Le fonds Ulrich Wey (303 J), l’itinéraire singulier d’un prisonnier de guerre allemand

Lettre adressée à Ulrich Wey, prisonnier de guerre à Marseille, 20 décembre 1947 : recto. Arch. dép. des Bouches-du-Rhône 303 J 2

Voir toutes les images (5)

Un soldat allemand de 16 ans

Né à Berlin en 1926, Ulrich Wey est enrôlé dans l’armée allemande à seize ans pour servir dans la défense anti-aérienne le soir et la nuit et continue de fréquenter le lycée pendant la journée. Après une formation dans un camp militaire de Silésie en 1943, Il rejoint un régiment de cavalerie blindée et prend part à la contre-offensive de Runstedt, près d’Aix-la-Chapelle, le 16 décembre 1944. Blessé dans l’explosion de son char et fait prisonnier par les Américains alors qu’il se trouve à l’hôpital, Ulrich Wey est finalement remis aux Français.

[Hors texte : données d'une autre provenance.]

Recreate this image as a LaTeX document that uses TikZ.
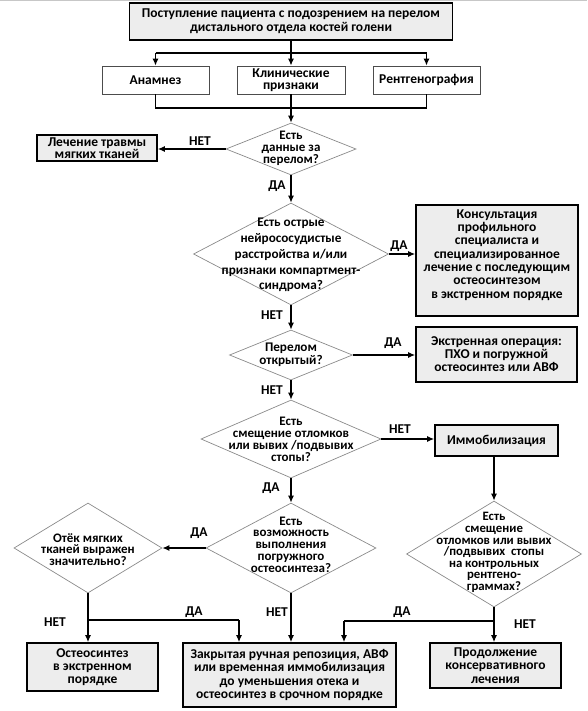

Deux ans de captivité et une vie dans le Midi de la France

À 18 ans, il rejoint ainsi le camp de prisonniers de Rivesaltes puis arrive à Aubagne. Il est alors recruté comme ouvrier agricole, à Maussane chez les Gauthier où il apprend le français avec madame van de Kerkhove, puis à La Treille, près d’Aubagne, chez les Bourrelly où il fait également la connaissance de réfugiés espagnols investis dans des mouvements d’extrême-gauche. Après sa libération, Ulrich Wey retourne quelques jours à Potsdam pour retrouver sa mère et sa sœur logées chez des voisins depuis l’occupation de leur maison par les troupes soviétiques. Mais cette visite ne peut être un retour pour Ulrich Wey car l’Allemagne « n’est déjà plus tout à fait " son " pays ».

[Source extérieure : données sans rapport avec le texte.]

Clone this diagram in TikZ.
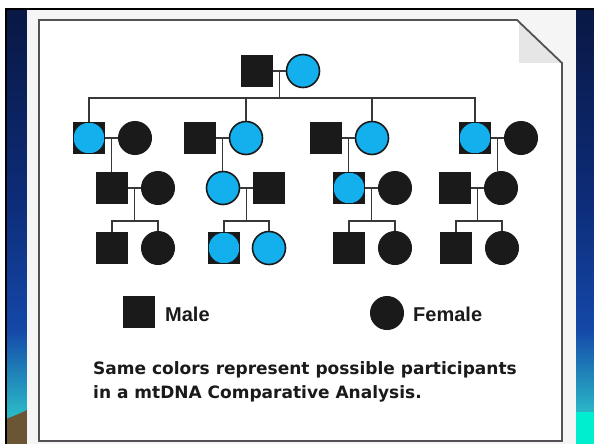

Il revient à Marseille où un emploi l’attend. Il a en effet rencontré chez les Bourrelly Monsieur Barborin et sa compagne Anna Rosé. Le couple, qui réside rue Rouvière, possède une propriété à La Treille pour laquelle il recherche un ouvrier agricole, et un atelier de confection 2 rue Grignan. Initialement employé pour s’occuper des cultures et des chèvres et du « Cottage Annette », Ulrich Wey réussit rapidement à se rendre indispensable à l’atelier pour tous les travaux de bricolage et de réparation et s’installe chez les Barborin. Il entretient alors une correspondance régulière avec sa famille et quelques amis, pour la plupart restés en Allemagne, jusqu’au milieu des années 2000. Il décède à Aubagne en 2015.

Le basculement d’une vie

Le fonds Ulrich Wey se compose d’un ensemble de lettres en allemand, auquel s’ajoutent quelques pièces de documentation et un récit autobiographique racontant le basculement de sa vie entre 1944 et 1950 intitulé Un grand sac trop plein, six années pas ordinaires.

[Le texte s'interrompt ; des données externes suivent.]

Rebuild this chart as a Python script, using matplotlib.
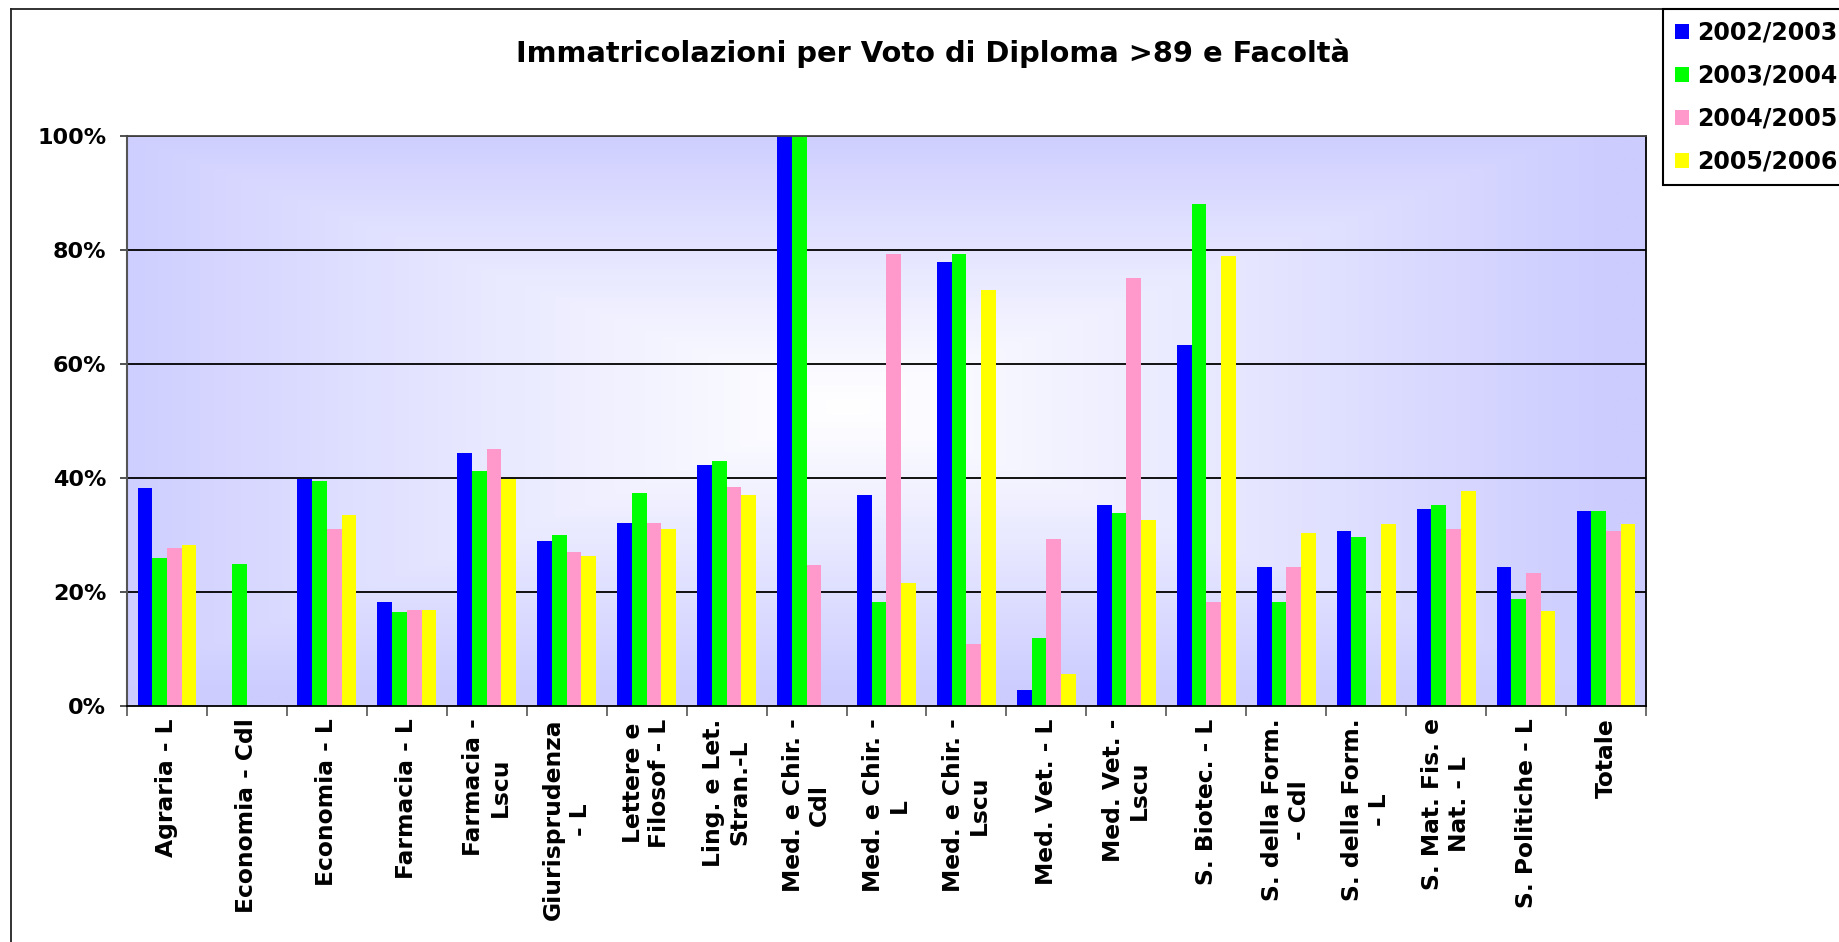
import numpy as np
import matplotlib
matplotlib.use("Agg")
import matplotlib.pyplot as plt
from matplotlib.lines import Line2D

categories = [
    "Agraria - L", "Economia - Cdl", "Economia - L", "Farmacia - L",
    "Farmacia -\nLscu", "Giurisprudenza\n- L", "Lettere e\nFilosof - L",
    "Ling. e Let.\nStran.-L", "Med. e Chir. -\nCdl", "Med. e Chir. -\nL",
    "Med. e Chir. -\nLscu", "Med. Vet. - L", "Med. Vet. -\nLscu",
    "S. Biotec. - L", "S. della Form.\n- Cdl", "S. della Form.\n- L",
    "S. Mat. Fis. e\nNat. - L", "S. Politiche - L", "Totale",
]
series_names = ["2002/2003", "2003/2004", "2004/2005", "2005/2006"]
nan = np.nan
v2002 = [38.3, nan, 39.8, 18.3, 44.4, 28.9, 32.1, 42.3, 100.0, 37.0,
         77.9, 2.8, 35.2, 63.4, 24.3, 30.7, 34.6, 24.3, 34.2]
v2003 = [26.0, 25.0, 39.4, 16.5, 41.3, 30.0, 37.3, 43.0, 100.0, 18.3,
         79.3, 12.0, 33.8, 88.1, 18.3, 29.6, 35.2, 18.7, 34.2]
v2004 = [27.8, nan, 31.0, 16.9, 45.1, 27.1, 32.1, 38.4, 24.7, 79.3,
         10.9, 29.3, 75.1, 18.3, 24.3, nan, 31.0, 23.3, 30.7]
v2005 = [28.2, nan, 33.5, 16.9, 39.9, 26.4, 31.0, 37.0, nan, 21.6,
         73.0, 5.7, 32.7, 78.9, 30.3, 32.0, 37.7, 16.6, 32.0]
series_values = [v2002, v2003, v2004, v2005]
colors = ["#0000FF", "#00FF00", "#FF99CC", "#FFFF00"]
yticks = [0, 20, 40, 60, 80, 100]
ytick_labels = ["0%", "20%", "40%", "60%", "80%", "100%"]

W, H = 1840, 942
fig = plt.figure(figsize=(W / 100, H / 100), dpi=100)
fig.patch.set_facecolor("white")

ax = fig.add_axes([127 / W, 1 - 706 / H, (1646 - 127) / W, (706 - 136) / H])

n = len(categories)
x = np.arange(n)
bw = 0.184
ax.set_xlim(-0.5, n - 0.5)
ax.set_ylim(0, 100)

# background gradient (rectangular "from centre")
gx = np.linspace(-1, 1, 400)
gy = np.linspace(-1, 1, 200)
GX, GY = np.meshgrid(gx, gy)
t = np.maximum(np.abs(GX + 0.05), np.abs(GY - 0.05))
t = np.clip(t, 0, 1) ** 1.1
edge = np.array([204, 204, 255]) / 255.0
centre = np.array([1.0, 1.0, 1.0])
img = centre[None, None, :] * (1 - t[..., None]) + edge[None, None, :] * t[..., None]
ax.imshow(img, extent=(-0.5, n - 0.5, 0, 100), aspect="auto", zorder=0,
          interpolation="bilinear", origin="lower")

for yv in yticks[1:]:
    ax.axhline(yv, color="black", lw=1.3, zorder=1)

handles = []
for j, (vals, c, name) in enumerate(zip(series_values, colors, series_names)):
    b = ax.bar(x + (j - 1.5) * bw, vals, width=bw, color=c, edgecolor="none",
               zorder=2, label=name)
    handles.append(b)

ax.set_yticks(yticks)
ax.set_yticklabels(ytick_labels, fontsize=16, fontweight="bold")
ax.tick_params(axis="y", length=5, width=1.2, pad=10, color="#333333")

ax.set_xticks(np.arange(n + 1) - 0.5)
ax.set_xticklabels([])
ax.set_xticks(x, minor=True)
ax.set_xticklabels(categories, minor=True, rotation=90, fontsize=16.8,
                   fontweight="bold", ha="center", va="top",
                   multialignment="center")
ax.tick_params(axis="x", which="major", length=7, width=1.2, color="#555555")
ax.tick_params(axis="x", which="minor", length=0, pad=9)

for side in ["bottom", "right"]:
    ax.spines[side].set_color("black")
    ax.spines[side].set_linewidth(1.3)
ax.spines["left"].set_color("#555555")
ax.spines["left"].set_linewidth(1.5)
ax.spines["top"].set_color("#444444")
ax.spines["top"].set_linewidth(1.3)

fig.text(933 / W, 1 - 53 / H, "Immatricolazioni per Voto di Diploma >89 e Facoltà",
         ha="center", va="center", fontsize=20.8, fontweight="bold")

leg = fig.legend(handles=handles, labels=series_names, loc="upper left",
                 bbox_to_anchor=(1663 / W, 1 - 9 / H), borderaxespad=0,
                 frameon=True, fancybox=False, edgecolor="black", framealpha=1,
                 prop={"size": 17, "weight": "bold"},
                 handlelength=0.6, handleheight=0.6, handletextpad=0.35,
                 labelspacing=0.8, borderpad=0.5)
leg.get_frame().set_linewidth(1.5)

# outer chart border
fig.add_artist(Line2D([11 / W, 11 / W], [0, 1 - 9 / H], transform=fig.transFigure,
                      color="#222222", lw=1.3))
fig.add_artist(Line2D([11 / W, 1], [1 - 9 / H, 1 - 9 / H], transform=fig.transFigure,
                      color="#222222", lw=1.3))

fig.savefig("out.png", dpi=100)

Le retour des soldats fait aujourd’hui l’objet de nombreuses études historiques qui soulignent les difficultés du retour à la vie civile et intime, loin des schémas idéalisés. Mais certaines trajectoires, plus complexes encore, ont conduit des démobilisés et ici un soldat libéré, à faire des choix définitifs, rompant clairement avec la conduite attendue. Ces parcours ne sont que très peu représentés dans les matériaux dédiés à la recherche historique et, de ce fait, très rarement évoqués. Les archives d’Ulrich Wey viennent alimenter cet axe de recherche en mettant en lumière un parcours individuel original. Entre situations imposées et choix personnels, ce fonds met en lumière les réflexions, les motivations, les difficultés d’Ulrich Wey et, sur plusieurs décennies, le changement progressif des regards. À la rareté du témoignage d’un Allemand anonyme sur son expérience de la guerre et de l’après-guerre s’ajoute la durée de ces échanges épistolaires courant sur plus de soixante ans dans lesquels trouvent aussi place les évocations des événements historiques qui ont marqué l’Allemagne entre 1945 et 1989. Tous ces éléments de lecture font de ces lettres, trace pérenne et sensible d’un choix individuel, un ensemble remarquable.

Ce fonds est librement communicable.